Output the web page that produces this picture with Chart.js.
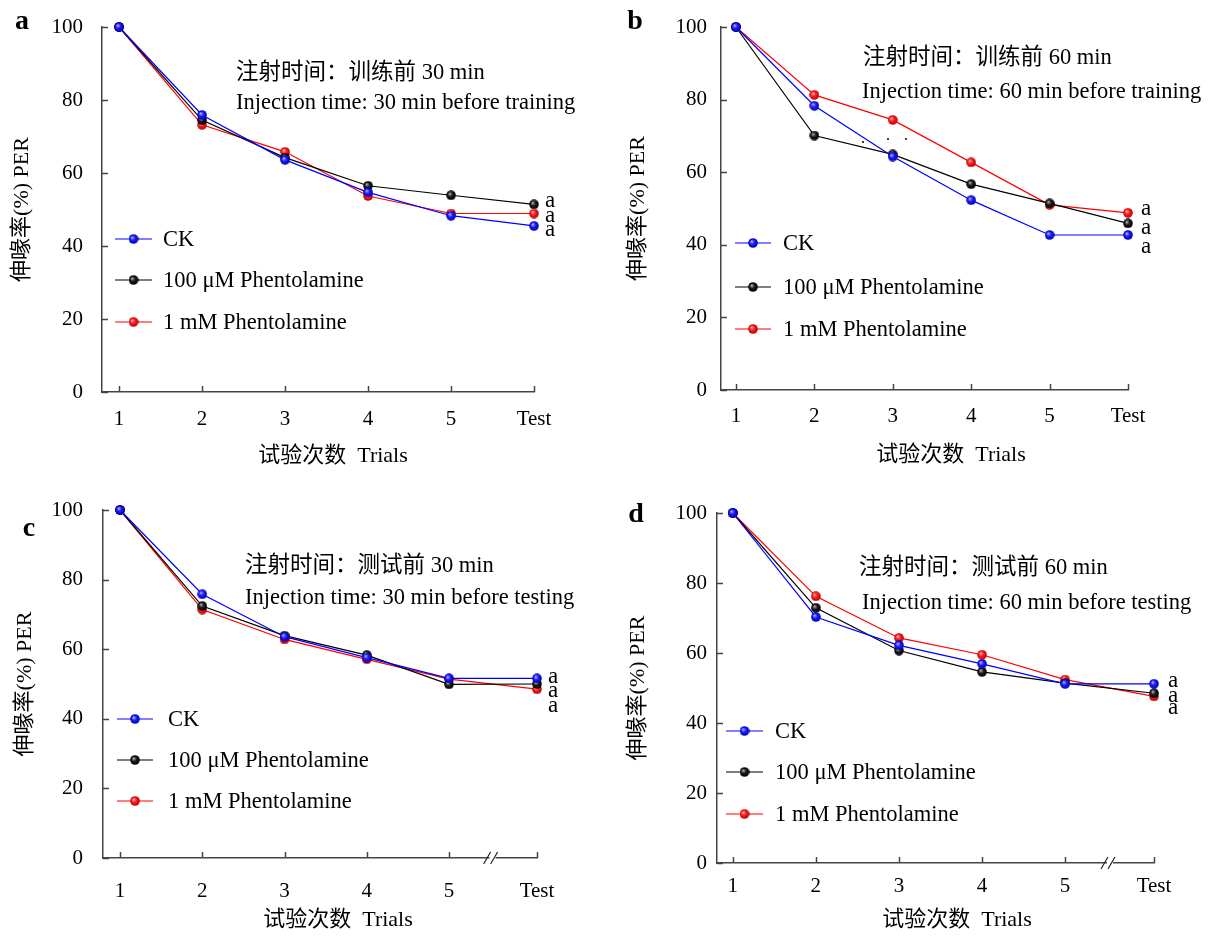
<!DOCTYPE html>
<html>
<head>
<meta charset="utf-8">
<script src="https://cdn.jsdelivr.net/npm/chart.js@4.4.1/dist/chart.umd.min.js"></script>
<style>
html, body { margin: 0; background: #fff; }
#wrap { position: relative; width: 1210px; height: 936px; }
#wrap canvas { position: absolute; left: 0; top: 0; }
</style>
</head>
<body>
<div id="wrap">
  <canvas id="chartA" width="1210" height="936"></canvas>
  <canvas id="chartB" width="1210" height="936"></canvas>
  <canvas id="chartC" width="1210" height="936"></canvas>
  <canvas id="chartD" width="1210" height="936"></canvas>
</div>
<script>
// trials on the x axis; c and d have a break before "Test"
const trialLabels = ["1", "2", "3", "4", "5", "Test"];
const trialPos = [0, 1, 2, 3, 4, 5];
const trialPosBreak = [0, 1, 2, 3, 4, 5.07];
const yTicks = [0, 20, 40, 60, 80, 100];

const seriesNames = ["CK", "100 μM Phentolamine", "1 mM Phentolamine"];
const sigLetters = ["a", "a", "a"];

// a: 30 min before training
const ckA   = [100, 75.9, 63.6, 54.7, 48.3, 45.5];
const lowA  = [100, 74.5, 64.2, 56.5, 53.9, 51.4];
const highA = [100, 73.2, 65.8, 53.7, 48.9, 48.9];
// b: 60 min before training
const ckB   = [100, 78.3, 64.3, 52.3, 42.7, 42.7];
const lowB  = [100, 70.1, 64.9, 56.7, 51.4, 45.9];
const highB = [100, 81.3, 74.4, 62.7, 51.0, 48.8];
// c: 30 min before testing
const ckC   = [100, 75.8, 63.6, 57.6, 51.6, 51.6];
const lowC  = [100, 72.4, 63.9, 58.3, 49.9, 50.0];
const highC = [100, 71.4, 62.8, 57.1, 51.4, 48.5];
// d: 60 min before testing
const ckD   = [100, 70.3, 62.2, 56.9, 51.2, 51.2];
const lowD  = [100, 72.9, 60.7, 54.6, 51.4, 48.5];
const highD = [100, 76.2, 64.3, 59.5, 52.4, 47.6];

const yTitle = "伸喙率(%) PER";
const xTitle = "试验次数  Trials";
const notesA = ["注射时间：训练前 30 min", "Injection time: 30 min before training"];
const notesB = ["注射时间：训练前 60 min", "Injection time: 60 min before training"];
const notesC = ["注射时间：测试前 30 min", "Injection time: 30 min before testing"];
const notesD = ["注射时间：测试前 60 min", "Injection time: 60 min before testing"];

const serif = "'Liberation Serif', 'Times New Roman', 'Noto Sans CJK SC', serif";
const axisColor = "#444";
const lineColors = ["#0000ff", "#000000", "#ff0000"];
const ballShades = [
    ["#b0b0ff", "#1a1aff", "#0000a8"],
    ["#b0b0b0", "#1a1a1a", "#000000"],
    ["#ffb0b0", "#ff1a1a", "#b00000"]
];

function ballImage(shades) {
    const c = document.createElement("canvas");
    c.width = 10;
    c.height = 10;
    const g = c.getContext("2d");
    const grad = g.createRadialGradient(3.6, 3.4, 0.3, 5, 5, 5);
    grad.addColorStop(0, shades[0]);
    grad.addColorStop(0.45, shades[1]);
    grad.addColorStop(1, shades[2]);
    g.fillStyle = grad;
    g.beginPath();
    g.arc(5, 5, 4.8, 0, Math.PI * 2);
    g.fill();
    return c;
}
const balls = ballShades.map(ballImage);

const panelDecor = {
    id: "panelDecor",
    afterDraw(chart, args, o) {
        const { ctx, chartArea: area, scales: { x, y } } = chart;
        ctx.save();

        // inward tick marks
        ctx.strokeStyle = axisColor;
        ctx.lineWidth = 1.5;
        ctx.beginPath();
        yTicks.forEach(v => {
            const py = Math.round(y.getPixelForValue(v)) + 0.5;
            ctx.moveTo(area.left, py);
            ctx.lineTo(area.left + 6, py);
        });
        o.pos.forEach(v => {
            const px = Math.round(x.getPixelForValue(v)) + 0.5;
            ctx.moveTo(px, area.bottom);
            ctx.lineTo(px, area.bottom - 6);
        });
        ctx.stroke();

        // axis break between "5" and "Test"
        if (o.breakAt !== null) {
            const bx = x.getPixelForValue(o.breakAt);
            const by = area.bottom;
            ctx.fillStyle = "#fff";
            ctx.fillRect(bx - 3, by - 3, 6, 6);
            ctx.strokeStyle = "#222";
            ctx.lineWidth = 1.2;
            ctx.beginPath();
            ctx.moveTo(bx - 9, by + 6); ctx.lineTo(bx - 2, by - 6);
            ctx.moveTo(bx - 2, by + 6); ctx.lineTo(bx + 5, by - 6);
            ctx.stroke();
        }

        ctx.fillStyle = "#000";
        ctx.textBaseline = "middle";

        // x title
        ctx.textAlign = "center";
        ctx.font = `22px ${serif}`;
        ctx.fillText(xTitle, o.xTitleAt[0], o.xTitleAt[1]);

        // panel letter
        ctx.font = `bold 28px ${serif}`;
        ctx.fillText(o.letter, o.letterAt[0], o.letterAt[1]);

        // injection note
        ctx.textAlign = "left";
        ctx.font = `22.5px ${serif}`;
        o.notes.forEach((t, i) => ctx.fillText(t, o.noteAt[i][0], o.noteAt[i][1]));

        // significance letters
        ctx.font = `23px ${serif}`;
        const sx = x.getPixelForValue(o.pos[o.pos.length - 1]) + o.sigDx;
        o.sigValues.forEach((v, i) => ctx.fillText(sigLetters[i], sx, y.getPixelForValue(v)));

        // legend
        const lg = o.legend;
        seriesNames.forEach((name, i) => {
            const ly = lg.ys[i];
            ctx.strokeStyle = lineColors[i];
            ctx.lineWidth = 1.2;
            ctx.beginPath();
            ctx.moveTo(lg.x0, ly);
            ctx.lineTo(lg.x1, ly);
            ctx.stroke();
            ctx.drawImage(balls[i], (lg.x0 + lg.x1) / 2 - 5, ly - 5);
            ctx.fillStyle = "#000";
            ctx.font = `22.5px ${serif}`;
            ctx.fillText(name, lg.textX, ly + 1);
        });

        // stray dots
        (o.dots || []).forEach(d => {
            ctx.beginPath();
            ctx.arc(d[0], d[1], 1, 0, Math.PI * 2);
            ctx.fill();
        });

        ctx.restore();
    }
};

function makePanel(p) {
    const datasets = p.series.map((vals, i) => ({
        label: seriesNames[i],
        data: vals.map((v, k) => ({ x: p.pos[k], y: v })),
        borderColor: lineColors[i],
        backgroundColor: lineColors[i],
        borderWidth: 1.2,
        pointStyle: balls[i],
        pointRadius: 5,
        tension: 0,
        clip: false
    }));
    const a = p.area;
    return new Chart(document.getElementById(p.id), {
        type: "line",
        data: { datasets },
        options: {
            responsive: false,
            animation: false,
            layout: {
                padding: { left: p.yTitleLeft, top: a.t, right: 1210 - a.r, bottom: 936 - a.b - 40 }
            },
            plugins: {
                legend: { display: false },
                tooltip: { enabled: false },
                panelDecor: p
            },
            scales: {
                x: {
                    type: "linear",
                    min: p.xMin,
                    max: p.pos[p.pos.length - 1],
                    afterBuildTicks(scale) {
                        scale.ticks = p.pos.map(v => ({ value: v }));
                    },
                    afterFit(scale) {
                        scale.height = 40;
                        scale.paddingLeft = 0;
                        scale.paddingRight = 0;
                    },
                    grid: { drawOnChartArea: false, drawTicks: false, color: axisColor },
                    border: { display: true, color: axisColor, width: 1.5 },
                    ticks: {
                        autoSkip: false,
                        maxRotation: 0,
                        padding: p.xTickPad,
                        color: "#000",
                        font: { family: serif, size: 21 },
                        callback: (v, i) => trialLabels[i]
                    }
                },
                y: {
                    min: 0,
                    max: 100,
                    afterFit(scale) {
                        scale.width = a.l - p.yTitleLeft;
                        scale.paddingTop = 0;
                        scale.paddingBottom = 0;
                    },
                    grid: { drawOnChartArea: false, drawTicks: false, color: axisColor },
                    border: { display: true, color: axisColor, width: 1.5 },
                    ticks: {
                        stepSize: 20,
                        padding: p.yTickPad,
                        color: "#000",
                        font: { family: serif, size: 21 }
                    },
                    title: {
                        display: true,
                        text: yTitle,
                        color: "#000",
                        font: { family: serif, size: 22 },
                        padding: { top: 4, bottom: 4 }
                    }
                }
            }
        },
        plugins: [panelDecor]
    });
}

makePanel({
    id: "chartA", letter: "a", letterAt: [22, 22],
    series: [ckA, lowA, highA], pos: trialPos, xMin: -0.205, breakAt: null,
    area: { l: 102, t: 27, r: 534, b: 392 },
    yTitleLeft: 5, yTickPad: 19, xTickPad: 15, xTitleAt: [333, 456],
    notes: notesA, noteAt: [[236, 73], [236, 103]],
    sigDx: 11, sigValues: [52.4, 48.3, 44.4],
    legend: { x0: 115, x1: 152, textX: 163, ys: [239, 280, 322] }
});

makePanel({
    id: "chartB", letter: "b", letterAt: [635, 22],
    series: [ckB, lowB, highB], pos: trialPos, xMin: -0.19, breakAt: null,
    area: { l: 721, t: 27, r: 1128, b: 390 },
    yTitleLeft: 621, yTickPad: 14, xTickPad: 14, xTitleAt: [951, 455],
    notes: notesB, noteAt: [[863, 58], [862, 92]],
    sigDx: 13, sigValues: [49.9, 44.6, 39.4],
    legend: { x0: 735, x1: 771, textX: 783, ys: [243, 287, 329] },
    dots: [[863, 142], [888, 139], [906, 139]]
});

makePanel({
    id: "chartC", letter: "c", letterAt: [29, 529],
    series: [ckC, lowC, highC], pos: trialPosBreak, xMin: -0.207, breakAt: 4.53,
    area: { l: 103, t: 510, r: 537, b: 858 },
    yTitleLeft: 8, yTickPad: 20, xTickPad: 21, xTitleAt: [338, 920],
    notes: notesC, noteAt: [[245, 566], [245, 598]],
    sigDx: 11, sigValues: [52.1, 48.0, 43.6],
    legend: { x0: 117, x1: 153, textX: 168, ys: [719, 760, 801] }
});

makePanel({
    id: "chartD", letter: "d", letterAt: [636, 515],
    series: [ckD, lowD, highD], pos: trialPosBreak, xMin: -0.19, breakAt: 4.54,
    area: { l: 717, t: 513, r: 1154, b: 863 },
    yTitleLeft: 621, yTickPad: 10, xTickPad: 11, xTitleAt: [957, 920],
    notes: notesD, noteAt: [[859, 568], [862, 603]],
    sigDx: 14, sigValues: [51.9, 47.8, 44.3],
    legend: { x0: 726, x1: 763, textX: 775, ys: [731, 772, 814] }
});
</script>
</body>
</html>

^^^^^^^^^^^^^^^^

With all pictures left out, please transcribe exactly the lines from the start of the material through the line with "const highD = [100, 76.2, 64.3, 59.5, 52.4, 47.6];".

EXERCISE ANSWER:
Output the web page that produces this picture with Chart.js.
<!DOCTYPE html>
<html>
<head>
<meta charset="utf-8">
<script src="https://cdn.jsdelivr.net/npm/chart.js@4.4.1/dist/chart.umd.min.js"></script>
<style>
html, body { margin: 0; background: #fff; }
#wrap { position: relative; width: 1210px; height: 936px; }
#wrap canvas { position: absolute; left: 0; top: 0; }
</style>
</head>
<body>
<div id="wrap">
  <canvas id="chartA" width="1210" height="936"></canvas>
  <canvas id="chartB" width="1210" height="936"></canvas>
  <canvas id="chartC" width="1210" height="936"></canvas>
  <canvas id="chartD" width="1210" height="936"></canvas>
</div>
<script>
// trials on the x axis; c and d have a break before "Test"
const trialLabels = ["1", "2", "3", "4", "5", "Test"];
const trialPos = [0, 1, 2, 3, 4, 5];
const trialPosBreak = [0, 1, 2, 3, 4, 5.07];
const yTicks = [0, 20, 40, 60, 80, 100];

const seriesNames = ["CK", "100 μM Phentolamine", "1 mM Phentolamine"];
const sigLetters = ["a", "a", "a"];

// a: 30 min before training
const ckA   = [100, 75.9, 63.6, 54.7, 48.3, 45.5];
const lowA  = [100, 74.5, 64.2, 56.5, 53.9, 51.4];
const highA = [100, 73.2, 65.8, 53.7, 48.9, 48.9];
// b: 60 min before training
const ckB   = [100, 78.3, 64.3, 52.3, 42.7, 42.7];
const lowB  = [100, 70.1, 64.9, 56.7, 51.4, 45.9];
const highB = [100, 81.3, 74.4, 62.7, 51.0, 48.8];
// c: 30 min before testing
const ckC   = [100, 75.8, 63.6, 57.6, 51.6, 51.6];
const lowC  = [100, 72.4, 63.9, 58.3, 49.9, 50.0];
const highC = [100, 71.4, 62.8, 57.1, 51.4, 48.5];
// d: 60 min before testing
const ckD   = [100, 70.3, 62.2, 56.9, 51.2, 51.2];
const lowD  = [100, 72.9, 60.7, 54.6, 51.4, 48.5];
const highD = [100, 76.2, 64.3, 59.5, 52.4, 47.6];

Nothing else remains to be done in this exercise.